Wir werden selbst ZeugInnen einer solchen Anfrage. Zwei ältere arabische
Frauen sind gekommen und bitten die Frauen des Frauenhauses um Hilfe.
Nach einer Trennung verlangen sie Entschädigung.
„Durch das Kommunesystem kennen wir jede einzelne Familie, wir kennen
die wirtschaftliche Situation der einzelnen Familien, wir wissen, wer
seine Frau und seine Kinder schlägt. Wir gehen direkt dorthin und sprechen
mit den Betroffenen, bis es zu einer Lösung kommt“, so die Vertreterin
des Frauenhauses von Serê Kaniyê. Sie vereinbart einen Termin mit den
beiden Frauen, um eine Lösung für ihre Probleme zu finden.
Die
Kommune als Ort der Konfliktlösung
Die Kommune ist nicht nur ein Ort der Selbstorganisierung, sondern auch
der gesellschaftlichten Konfliktlösung. So geht es um soziale Probleme
im Stadtteil, um Unterstützung von ärmeren Mitgliedern der Kommune und
um die Gerechte Verteilung von Brennstoff, Brot und Lebensmitteln. Konflikte,
Nachbarschaftsstreits aber auch Gewalt gegen Kinder werden auf den Treffen
der Kommune verhandelt und versucht lösen. Auch unsoziales Verhalten wird
von der Kommune geächtet. Das geht so weit, dass Personen, die permanent
z.B. Ruhestörung begehen oder Übergriffe begehen, nach Verwarnungen aus
dem Stadtteil ausgeschlossen werden können.
Revolution
des Bewusstseins
Wie uns immer wieder mitgeteilt wird, ist die Revolution in Rojava, vor
allem auch eine Revolution des Bewusstseins, weg von der Autoritätsfixierung,
dem Patriarchat und feudalen Strukturen. Um diese Revolution auch auf
der Ebene der Kommunen umzusetzen, bilden sich alle Komitees der Kommunen
kontinuierlich auf Schulungen weiter. Auf jedem größeren Treffen finden
nach den Berichten Runden von Kritik und Selbstkritik statt. Wie uns Mamoste
Abdulselam erklärt, soll dabei nicht persönlich kritisiert werden, sondern
Strukturen mit dem Ziel der Weiterentwicklung und Stärkung kritisiert
werden.
Als Mitglied der Kommune leistet jede/r den eigenen Möglichkeiten entsprechend
Hilfe. Außerhalb der Versammlungen gibt es die Volksarbeit, Demonstrationen,
Feste, Besuche von Familien von Gefallenen.

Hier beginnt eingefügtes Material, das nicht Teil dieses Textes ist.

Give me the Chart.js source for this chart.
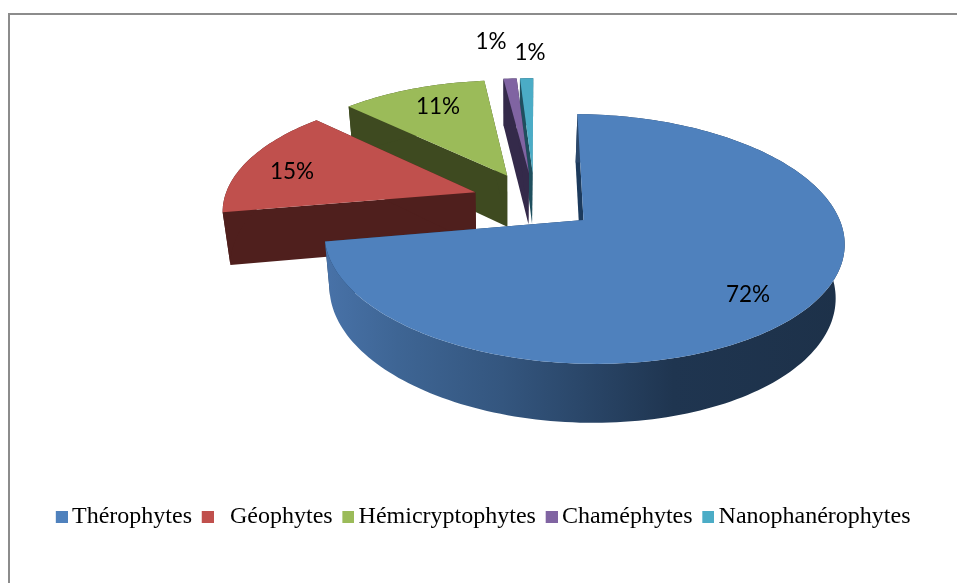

Die Bedeutung der Kommune wird uns durch Mamoste Abdulselam deutlich gemacht:
„Wenn es in einem Stadtteil keine Kommune gibt, dann sind wir schwach,
weil wir fern von der Bevölkerung sind. Deshalb ist die Kommune die Basis
unserer Arbeit.“
Es wurde deutlich,
dass gerade die Kommunen eine Art Motor der Revolution und der gesellschaftlichen
Umwandlung darstellen und die Energie, welche durch die Veränderung der
Gesellschaft frei wird deutlich widerspiegeln.